- Do this -
Please transcribe the listing below in full and word for word, without its pictures.

- Information supplied -
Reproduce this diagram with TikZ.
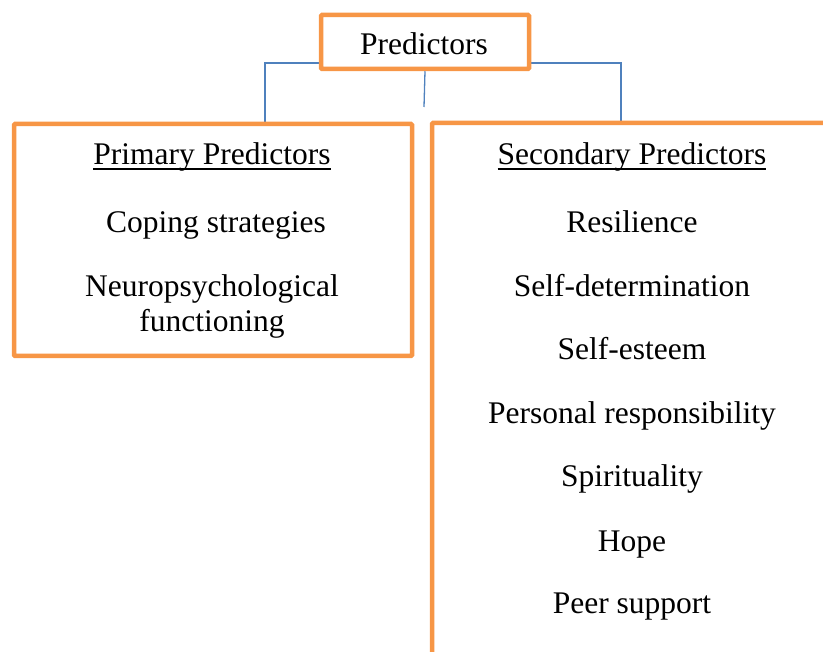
\documentclass[tikz,border=0pt]{standalone}
\usepackage{fontspec}
\setmainfont{Liberation Serif}
\usetikzlibrary{calc}

\definecolor{boxorange}{HTML}{F79646}
\definecolor{linkblue}{HTML}{4F81BD}

% heading with a heavier underline
\newcommand{\headline}[1]{\setbox0\hbox{#1}\rlap{\rule[-5.5pt]{\wd0}{2.2pt}}\box0}

\tikzset{
	box/.style = {draw = boxorange, line width = 4.5pt, fill = white, rounded corners = 1pt, inner sep = 0pt},
	link/.style = {draw = linkblue, line width = 1.3pt},
	label/.style = {anchor = base, inner sep = 0pt, font = \fontsize{31.5}{38}\selectfont}
}

\begin{document}
\begin{tikzpicture}[x = 1pt, y = -1pt]
	\useasboundingbox (0,0) rectangle (823,652);
	\clip (0,0) rectangle (823,652);
	% bus lines behind the boxes
	\coordinate (bus) at (0,63);
	\coordinate (lx) at (265,0); \coordinate (rx) at (621,0);
	\draw[link] (lx |- 0,124) -- (lx |- bus) -- (rx |- bus) -- (rx |- 0,124);
	% boxes
	\node[box, minimum width = 208pt, minimum height = 54pt] (top) at (425,42) {};
	\node[box, minimum width = 398pt, minimum height = 232pt] (primary) at (213,240) {};
	\node[box, minimum width = 500pt, minimum height = 600pt] (secondary) at (682,423) {};
	\draw[link] (top.south) -- (424,107);
	% texts
	\node[label] (toptext) at (424,55) {Predictors};
	\node[label] (primtitle) at (212,165) {\headline{Primary Predictors}};
	\node[label] (coping) at (216,233) {Coping strategies};
	\node[label] (neuro) at (212,297) {Neuropsychological};
	\node[label] (func) at (212,332) {functioning};
	\node[label] (sectitle) at (632,165) {\headline{Secondary Predictors}};
	\foreach \t/\y [count = \i] in {Resilience/233, Self-determination/297, Self-esteem/360,
		Personal responsibility/424, Spirituality/487, Hope/551, Peer support/613}
		\node[label] (sec\i) at (632,\y) {\t};
\end{tikzpicture}
\end{document}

- The result -
Reproduce this diagram with TikZ.
\documentclass[tikz,border=0pt]{standalone}
\usepackage{fontspec}
\setmainfont{Liberation Serif}
\usetikzlibrary{calc}

\definecolor{boxorange}{HTML}{F79646}
\definecolor{linkblue}{HTML}{4F81BD}

% heading with a heavier underline
\newcommand{\headline}[1]{\setbox0\hbox{#1}\rlap{\rule[-5.5pt]{\wd0}{2.2pt}}\box0}

\tikzset{
	box/.style = {draw = boxorange, line width = 4.5pt, fill = white, rounded corners = 1pt, inner sep = 0pt},
	link/.style = {draw = linkblue, line width = 1.3pt},
	label/.style = {anchor = base, inner sep = 0pt, font = \fontsize{31.5}{38}\selectfont}
}

\begin{document}
\begin{tikzpicture}[x = 1pt, y = -1pt]
	\useasboundingbox (0,0) rectangle (823,652);
	\clip (0,0) rectangle (823,652);
	% bus lines behind the boxes
	\coordinate (bus) at (0,63);
	\coordinate (lx) at (265,0); \coordinate (rx) at (621,0);
	\draw[link] (lx |- 0,124) -- (lx |- bus) -- (rx |- bus) -- (rx |- 0,124);
	% boxes
	\node[box, minimum width = 208pt, minimum height = 54pt] (top) at (425,42) {};
	\node[box, minimum width = 398pt, minimum height = 232pt] (primary) at (213,240) {};
	\node[box, minimum width = 500pt, minimum height = 600pt] (secondary) at (682,423) {};
	\draw[link] (top.south) -- (424,107);
	% texts
	\node[label] (toptext) at (424,55) {Predictors};
	\node[label] (primtitle) at (212,165) {\headline{Primary Predictors}};
	\node[label] (coping) at (216,233) {Coping strategies};
	\node[label] (neuro) at (212,297) {Neuropsychological};
	\node[label] (func) at (212,332) {functioning};
	\node[label] (sectitle) at (632,165) {\headline{Secondary Predictors}};
	\foreach \t/\y [count = \i] in {Resilience/233, Self-determination/297, Self-esteem/360,
		Personal responsibility/424, Spirituality/487, Hope/551, Peer support/613}
		\node[label] (sec\i) at (632,\y) {\t};
\end{tikzpicture}
\end{document}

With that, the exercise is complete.